Single by Mammoth

from the album The End
- Released: July 9, 2025
- Genre: Hard rock
- Length: 3:29
- Label: I Am the Sheriff; BMG;
- Songwriter: Wolfgang Van Halen
- Producer: Michael "Elvis" Baskette

Mammoth singles chronology
| "The End" (2025) | "The Spell" (2025) |  |

Music video
- "The Spell" on YouTube

= The Spell (Mammoth song) =

2025 song by Mammoth

"The Spell" is a song by American rock band Mammoth. It was released on July 9, 2025, as the second single from the band's third studio album, The End. It topped the Billboard Mainstream Rock Airplay chart in February 2026.

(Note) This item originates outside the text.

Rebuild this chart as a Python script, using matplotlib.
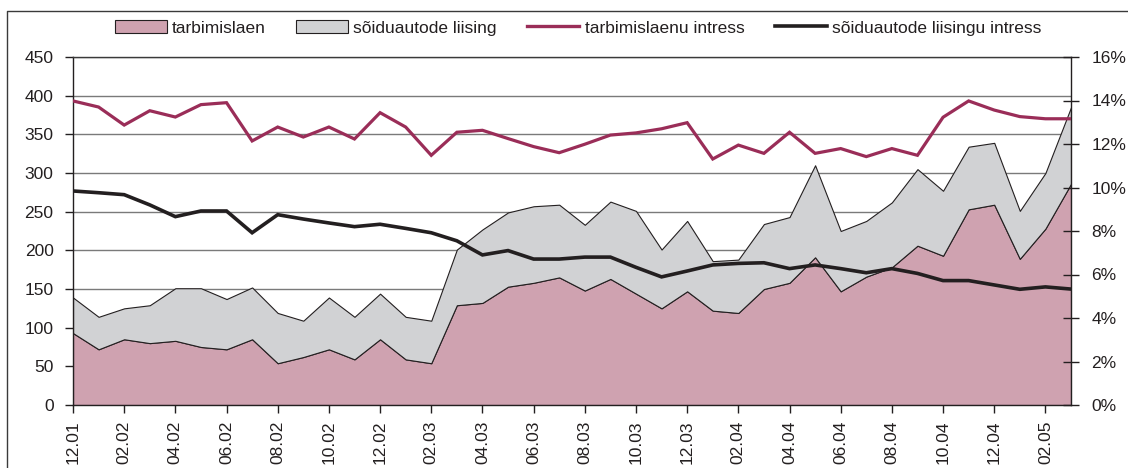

==Background and composition==
Wolfgang Van Halen characterized "The Spell" as having a "woozy seventies rock vibe" and said the song featured vocal runs he previously would not have attempted. He also called it a "good-feeling song", stating that listeners who were not interested in musical technicality could enjoy it, while noting that "cool riffs and drum fills" were also present. The song was described as opening with a palm-muted groove and featuring an "incisive riff" over an "off-kilter drumbeat".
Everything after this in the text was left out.